International Finance as an Extension of Managerial Finance
At its core, international financial management uses the same analytical framework applied throughout this text:
- Forecast future cash flows
- Assess risk and uncertainty
- Select an appropriate discount rate
- Choose financing that supports long-term value creation
What changes in an international context is the environment surrounding these decisions. Cash flows may be earned in foreign currencies, operating conditions may differ across countries, and risks may arise from political, legal, or economic instability rather than from business operations alone.
As a result, managers must explicitly account for how global factors affect both the size of expected cash flows and the risk premium required by investors.
Connections to Capital Budgeting and Financing Decisions
International considerations appear most clearly in two areas you have already studied:
- Capital Budgeting (Chapter 9): When projects generate cash flows abroad, exchange rate movements can change the home-currency value of those cash flows even if the project performs exactly as expected operationally. Country risk may also require adjustments to expected cash flows or to the discount rate used in NPV analysis.
- Financing Decisions (Chapter 10): Firms may borrow in foreign markets, issue debt in foreign currencies, or match financing sources to operating cash flows.

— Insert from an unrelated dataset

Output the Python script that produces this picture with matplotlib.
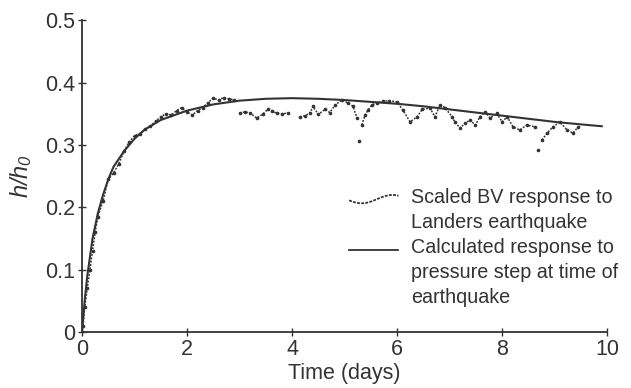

Differences in interest rates, access to capital, and risk exposure can affect the firm’s weighted average cost of capital and its optimal financing mix.
Throughout this chapter, familiar tools such as NPV, discounting, and risk–return analysis will be revisited with a global perspective.
Learning Objectives
After completing this chapter, you should be able to:
- Explain why exchange rates, global interest rates, and country risk matter for financial decision-making.
- Describe how international factors affect project cash flows, discount rates, and NPV.
- Identify major types of currency exposure faced by firms operating internationally.
- Explain how financing choices can be used to manage international risk.
- Apply a value-focused managerial framework to international financial decisions.